Я помню, как в послевоенной деревне пахали поле плугом на лошадях, как дедушка сеял пшеницу, шагая в лаптях по полю и разбрасывая семена горстью из соломенного лукошка-севка… Помню, что ригой называли огромный сарай, где сушили снопы, молотили и веяли хлеб, а не город, о котором я узнала позже в школе. Вот, оказывается, какая я уже старая…

Сколько помню себя, бабушка с дедушкой вставали чуть свет, а ложились за полночь. Когда мы приезжали в деревню, бабушка хлопотала по дому: то возле русской печи с тяжелыми горшками и ухватами, то обихаживала скотину и огород. Иногда мы ей помогали: пололи картошку, собирали гусениц с капусты, ворошили и сгребали сено, ходили за водой к колодцу с жестяными ведрами, рвали в лесу траву для вечерней дойки коровы, которую бабушка всегда подкармливала при этом. Рвать траву с других угодий не разрешалось, так как они принадлежали колхозу. Иногда помогали пасти скот пастуху, но это поручалось только бойкой и ловкой Гале. Слыша с вечера разговор взрослых, что надо зарезать овцу, мы хором просили: «Не надо! Не надо!» Так нам было её жалко. Зато поутру, когда нам давали тушёную картошку с мясом, мы дружно ее уплетали и нахваливали: «Как вкусно!», а сейчас её считают вредной едой.

В то время не было сахарного песка и рафинада, в сахарнице всегда подавался к чаю сахар, мелко наколотый дедом из большой сахарной головы. Не помню, чтобы нас ограничивали в сахаре, но мы придумали пить чай «вприглядку», а после, вылезая из-за стола, охотно съедали сэкономленный сахар. Так было не то чтобы вкуснее, но интереснее. Вот такая была забава.

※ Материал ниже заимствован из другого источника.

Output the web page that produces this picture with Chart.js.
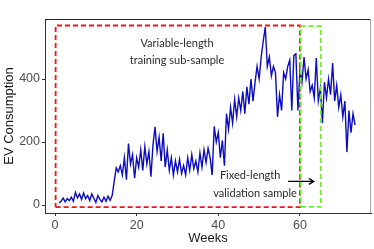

Когда мы с сестрами учились в восьмом классе, бабушку парализовало. Основная забота по уходу за ней легла на дедушку Степана и их старшую дочь Анну. Нам поручали поить ее с ложечки и отгонять назойливых мух. Хотя бабушка была парализована, речь сохранилась. Она говорила нам: «Вот лежу я здесь, как обрубок, а кругом такая красота (про сад), что и умирать не хочется!»


Семья Майоровых и Тарелкиных. Нина в школьном фартуке.Фото из семейного архива.


Думаю: «Их всю жизнь учили и они в это верили, что их ждет загробная жизнь, а ей все равно хотелось жить на этом свете. Что же тогда говорить о нас, которые и хотели бы верить, да все сомневаемся».